While on holiday this year I was musing on Australia Day and the penumbra of discontent that surrounds its celebration. I was staying at the Jesuit holiday house at Gerroa, built on a rise overlooking the beach and the mouth of a tidal creek. Beneath the grass of the rise is an Aboriginal midden. The first Australians who for millennia gathered here to eat have long since been driven away.

The beach at Gerroa, NSW
The news was full of anger and suffering — bomb blasts in Turkey, plaintive appeals for humanity on Manus Island, refugees drowning in the Mediterranean Sea, an ill-tempered and ominous transition to power in the United States, unceasing bombings and deaths in Syria, and the harrowing of the Rohinga in Myanmar. And in Australia, constant sniping at minority groups, including Indigenous Australians, asylum seekers and young offenders. A cacophony of calculation, hatred and neglect.

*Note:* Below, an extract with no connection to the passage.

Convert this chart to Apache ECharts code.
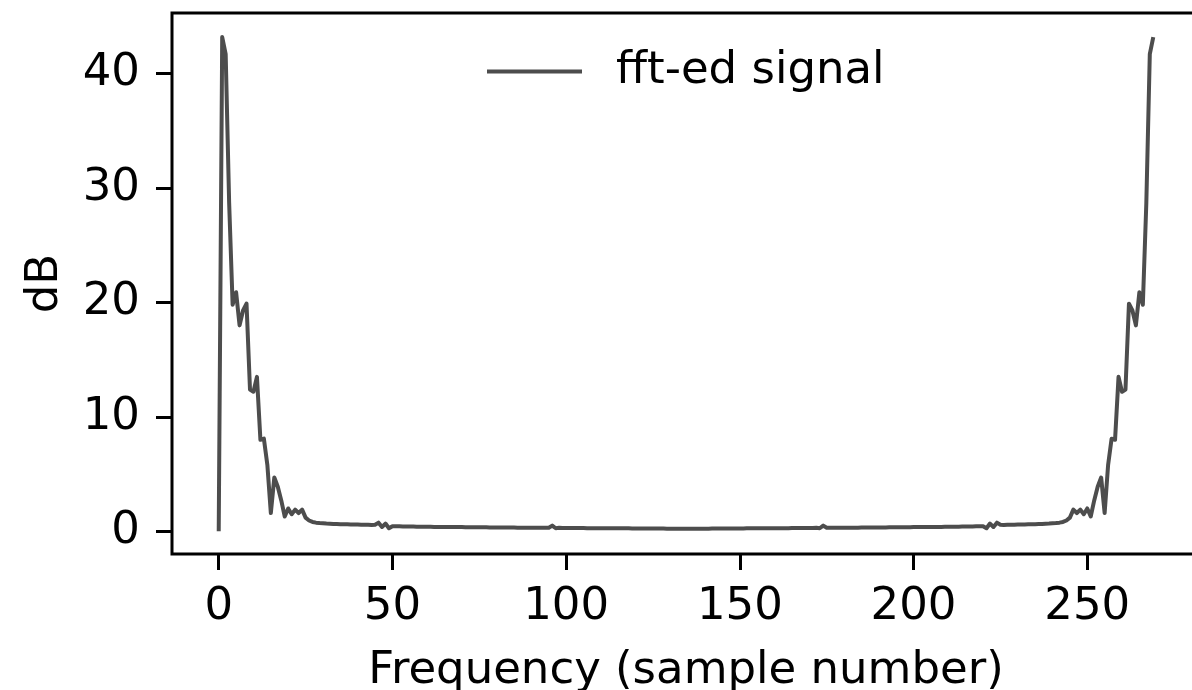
<!DOCTYPE html>
<html>
<head>
<meta charset="utf-8">
<title>fft-ed signal</title>
<script src="https://cdn.jsdelivr.net/npm/echarts@6/dist/echarts.min.js"></script>
<style>
  html, body { margin: 0; padding: 0; background: #ffffff; }
  #chart { width: 1192px; height: 690px; }
</style>
</head>
<body>
<div id="chart"></div>
<script>
// Magnitude spectrum (dB) of a 270-sample signal, one value per FFT bin.
// Bins 0..30: DC and the strong low-frequency lobe
const lowBins = [0.0, 43.2, 41.7, 28.7, 19.8, 20.9, 18.0, 19.3, 19.9, 12.4, 12.2, 13.5, 8.0, 8.1, 5.8, 1.6, 4.7, 3.9, 2.7, 1.3, 2.0, 1.5, 1.9, 1.6, 1.9, 1.2, 0.95, 0.82, 0.76, 0.72, 0.70];

// Bins 31..239: the quiet middle of the spectrum
const midBins = [
  0.68, 0.67, 0.65, 0.64, 0.63, 0.62, 0.61, 0.60, 0.60, 0.59, 0.58, 0.57, 0.57, 0.56, 0.58,
  0.76, 0.38, 0.68, 0.27, 0.45,
  0.44, 0.44, 0.43, 0.43, 0.42, 0.42, 0.41, 0.41, 0.40, 0.40,
  0.40, 0.39, 0.39, 0.39, 0.38, 0.38, 0.38, 0.37, 0.37, 0.37,
  0.36, 0.36, 0.36, 0.35, 0.35, 0.35, 0.35, 0.34, 0.34, 0.34,
  0.34, 0.33, 0.33, 0.33, 0.33, 0.32, 0.32, 0.32, 0.32, 0.32, 0.31, 0.31, 0.31, 0.31,
  0.31, 0.50, 0.27, 0.31,
  0.30, 0.30, 0.30, 0.29, 0.29, 0.29, 0.29, 0.28, 0.28, 0.28, 0.28, 0.27,
  0.27, 0.27, 0.27, 0.26, 0.26, 0.26, 0.26, 0.26, 0.25, 0.25, 0.25, 0.25, 0.25, 0.24, 0.24,
  0.24, 0.24, 0.24, 0.23, 0.23, 0.23, 0.23, 0.23, 0.22, 0.22,
  0.22, 0.23, 0.23, 0.23, 0.23, 0.23, 0.24, 0.24, 0.24,
  0.24, 0.24, 0.25, 0.25, 0.25, 0.25, 0.25, 0.26, 0.26, 0.26, 0.26, 0.26, 0.27, 0.27, 0.27,
  0.27, 0.28, 0.28, 0.28, 0.28, 0.29, 0.29, 0.29, 0.29, 0.30, 0.30, 0.30,
  0.31, 0.27, 0.50, 0.31,
  0.31, 0.31, 0.31, 0.31, 0.32, 0.32, 0.32, 0.32, 0.32, 0.33, 0.33, 0.33, 0.33, 0.34,
  0.34, 0.34, 0.34, 0.35, 0.35, 0.35, 0.35, 0.36, 0.36, 0.36,
  0.37, 0.37, 0.37, 0.38, 0.38, 0.38, 0.39, 0.39, 0.39, 0.40,
  0.40, 0.40, 0.41, 0.41, 0.42, 0.42, 0.43, 0.43, 0.44, 0.44,
  0.45, 0.27, 0.68, 0.38, 0.76,
  0.58, 0.56, 0.57, 0.57, 0.58, 0.59, 0.60, 0.60, 0.61, 0.62, 0.63, 0.64, 0.65, 0.67, 0.68
];

// Bins 240..269: the mirrored high-frequency lobe
const highBins = [0.70, 0.72, 0.76, 0.82, 0.95, 1.2, 1.9, 1.6, 1.9, 1.5, 2.0, 1.3, 2.7, 3.9, 4.7, 1.6, 5.8, 8.1, 8.0, 13.5, 12.2, 12.4, 19.9, 19.3, 18.0, 20.9, 19.8, 28.7, 41.7, 43.2];

const xTicks = [0, 50, 100, 150, 200, 250];
const yTicks = [0, 10, 20, 30, 40];

const spectrum = lowBins.concat(midBins, highBins);
const points = spectrum.map((v, i) => [i, v]);

const FONT = 'DejaVu Sans';
const FONT_SIZE = 45;
const chart = echarts.init(document.getElementById('chart'), null, { renderer: 'canvas' });

chart.setOption({
  animation: false,
  backgroundColor: '#ffffff',
  textStyle: { fontFamily: FONT },
  grid: {
    show: true,
    left: 172,
    top: 13,
    width: 1028,
    height: 541,
    containLabel: false,
    outerBoundsMode: 'none',
    borderColor: '#000000',
    borderWidth: 3,
    backgroundColor: 'transparent'
  },
  legend: {
    left: 487,
    top: 49,
    padding: 0,
    icon: 'rect',
    itemWidth: 95,
    itemHeight: 4,
    textStyle: {
      fontFamily: FONT,
      fontSize: FONT_SIZE,
      color: '#000000',
      padding: [0, 0, 0, 29]
    },
    data: ['fft-ed signal']
  },
  xAxis: {
    type: 'value',
    min: -13.45,
    max: 282.45,
    name: 'Frequency (sample number)',
    nameLocation: 'middle',
    nameGap: 95,
    nameTextStyle: { fontFamily: FONT, fontSize: FONT_SIZE, color: '#000000' },
    axisLine: { show: false, onZero: false },
    splitLine: { show: false },
    axisTick: {
      show: true,
      customValues: xTicks,
      length: 16,
      lineStyle: { color: '#000000', width: 3 }
    },
    axisLabel: {
      customValues: xTicks,
      fontFamily: FONT,
      fontSize: FONT_SIZE,
      color: '#000000',
      margin: 31
    }
  },
  yAxis: {
    type: 'value',
    min: -1.98,
    max: 45.3,
    name: 'dB',
    nameLocation: 'middle',
    nameRotate: 90,
    nameGap: 104,
    nameTextStyle: { fontFamily: FONT, fontSize: FONT_SIZE, color: '#000000' },
    axisLine: { show: false, onZero: false },
    splitLine: { show: false },
    axisTick: {
      show: true,
      customValues: yTicks,
      length: 16,
      lineStyle: { color: '#000000', width: 3 }
    },
    axisLabel: {
      customValues: yTicks,
      fontFamily: FONT,
      fontSize: FONT_SIZE,
      color: '#000000',
      margin: 32
    }
  },
  series: [{
    name: 'fft-ed signal',
    type: 'line',
    data: points,
    symbol: 'none',
    showSymbol: false,
    lineStyle: { color: '#4d4d4d', width: 4, join: 'round' },
    itemStyle: { color: '#4d4d4d' }
  }]
});
</script>
</body>
</html>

The beach scene could not have been more different. Red and blue umbrellas like mushrooms and pavilions dot the beach. Families mark out their square of sand. Grandparents and young parents introduce their babies to the sea, watch their young children play in the waves, take somnolent part in games and beach cricket and soccer open to all comers, attend to the discipline of sun hats and cream, and look on as their older children and friends master the waves and explore the subtleties of friendship. It is a festival, a celebration of love, spontaneity, of connection and play, oblivious of the people who for millennia had here gathered mussels and shellfish and eaten plentifully.
The enjoyment of the holidays did not cancel out or soften the mayhem, muddle and malice of the public world and the people whose lives and happiness are so destroyed by them. It held in mind the images of death and diminishment, but set them on a canvas of thanksgiving for the ways in which kindness and humanity are embodied in people’s lives and are passed on, for the strength and delicacy of relationships that we take for granted, and for the gift of a beach holiday that is an impossible dream for so many Australians, and would be unimaginable for others who associate beaches with death and incarceration.
On Gerroa beach it seemed natural simultaneously to honour the Indigenous Australians who had for so long gathered happily to eat together, to acknowledge the invasion and occupation of their lands that had wiped them out, and to feel shame at the continuing marginalisation of Indigenous Australians today. It seemed natural also to be grateful for the gift that this beach and its history are to Australians today, and to accept our responsibility to address the consequences that the arrival of the first fleet had for the first Australians.
More than this, the nurturing and tender relationships embodied on the beach provided a standard by which to measure the things that make news: the public relationships displayed in the dealings of nations, between nations, between competing groups in society, between politicians, and between antagonists in social media. The richness of the one reveal the poverty of the other.
These reflections bear on the celebration of the Australia Day holiday. The controversies about it usually focus on ‘Australia’, and so ask legitimate questions about on which day it should be celebrated: the anniversary of the landing of the first fleet, seen either as the beginning of British occupation or of Indigenous destruction, or on another day that unites all Australians.
The deeper questions, however focus on ‘Holiday’, and so about how we celebrate any national holidays, and particularly those that commemorate events in our history. In the Australian cultural myth, holidays are times for forgetting – good Aussies bury the claims the world, history and the family make on us under a pile of tinnies shared with the mates. We rip the scab of meaning off the interchangeable cans of Australia Day, Anzac Day, Labour Day and the Queen’s Birthday and get down to the serious business of wiping ourselves out. Or we fix a single label of meaning on the day and declare those who demur to be Un-Australian.
National days, however, are more properly about memory and attentiveness to all the relationships that compose Australia. They invite us to notice and be thankful for and to celebrate the tenderness of our domestic relationships and the general amiability of our relationships with strangers and our international relationships.
They invite us also to allow these good things to measure the prejudice, gross inequality and violence in our society and the brutal self-interest in our dealings with other nations. They also measure the historical relationships that have shaped Australia, and particularly the violence, dispossession and subsequent discrimination and neglect in our relationships with Indigenous Australians.
Whenever it is celebrated Australia Day should evoke memories that make us thankful and memories that make us ashamed. Its celebration should also encourage us to reform what has been bent.